US PCE and personal spending numbers open the door wider for a September interest rate cut
With core PCE growing increasingly slowly while personal spending stalls, the case for cutting interest rates continues to strengthen.
Today’s release of the May PCE numbers showed the core PCE deflator rising by just 0.08% over the month, the smallest increase since November 2020 and, on its own, providing the Fed with the room it needs to cut interest rates this year.
The slowdown in prices growth was broad based, with – crucially – the core services figure ex-rents, the key measure for the Fed, rising by only 0.17%, a substantial drop from the average increases seen over Q1 of 0.45%. Core goods PCE fell by -0.2%, continuing the fall in goods prices that is being seen in the various measures of inflation, and bringing the 3-mth annualized rate of growth to 1.1%. The note of caution in today’s report is that a significant drag on May’s core figure stemmed from the portfolio management component, which fell 0.04% in reflection of the weaker stock market prices seen over April. This will reverse, given the recovery in equity prices seen in May, meaning it will provide an upwards boost to the June core PCE number, and likely to be of a similar magnitude to today's fall.
However, that point aside, the inflationary outlook is looking increasingly benign, with all the main drivers of the post-pandemic inflationary surge having now mean-reverted or being in the process of doing so: energy and food costs are now largely flat, supply chains are much more fluid, rents are now rising in line with pre-covid norms while increasing signs of a slowing labour market points to slower wages growth going forward. As such, the outlook for core PCE looks consistent with providing the Fed the room it needs to cut interest rates this year.
Also making the case for an interest rate cut were today’s personal income and spending figures, released alongside the PCE numbers. These showed personal spending rising by just 0.2%in May, a small uptick only on the downwardly revised reading of 0.1% recorded in April. In real terms, spending rose by 0.3%, an improvement on the -0.1% reading for April but largely the result of slowing pricing pressures rather than any pick-up in spending appetite per se. Within the numbers, goods spending rose by 0.6%, boosted by a 1.3% increase in real spending on gasoline. However, gasoline expenditures is a volatile series, meaning it is hard to place much significance on individual monthly numbers.

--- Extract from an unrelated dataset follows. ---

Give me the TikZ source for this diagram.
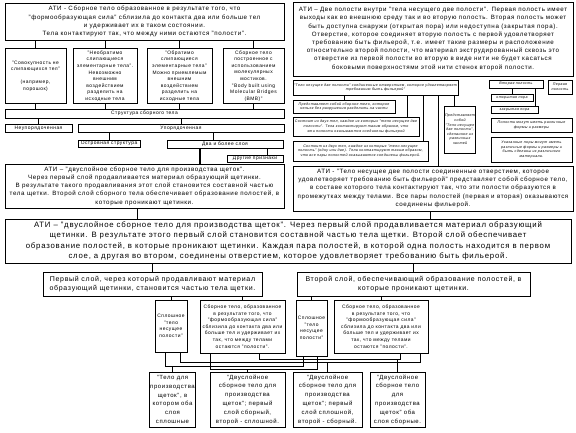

The real concern, though, is spending on services, which showed growth of just 0.1% for the second month in a row and remains much weaker than the figures seen over Q1. The third reading of the Q1 GDP figures had already flagged the softer pace of consumption in Q1 (revised down from 2.0% to 1.6%) relative to H2 last year (where an average growth rate of 3.2% was seen), and today’s numbers offer yet further evidence that the main engine of US economic growth – domestic consumption – is stalling.
The personal income reading of 0.5% for May at first glance offers some hopes of a consumption recovery, especially so given that it represents the biggest monthly increase in incomes since the start of 2023. However, with accumulating evidence showing the labour market to be softening, it is unlikely that today’s number will be repeated going forward. And even factoring in today’s reading still leaves a 3mth-on-3mth annualized rate of growth of just over 1%. Add into the mix the fact that real income growth this year is running some 50% lower than that seen last year, and that the post-pandemic excess stock of savings has now largely spent, and it becomes very difficult to see consumption picking up any momentum going forward.
Overall, therefore, a set of figures that will be both welcome and worrying for the Fed, but which collectively open the door wider for interest rates to be cut this year. Accordingly, as things stand, we still expect a first cut to be delivered in September.
A set of numbers that will have been both welcome and worrying for the Fed, but which collectively open the door wider for cutting interest rates this year.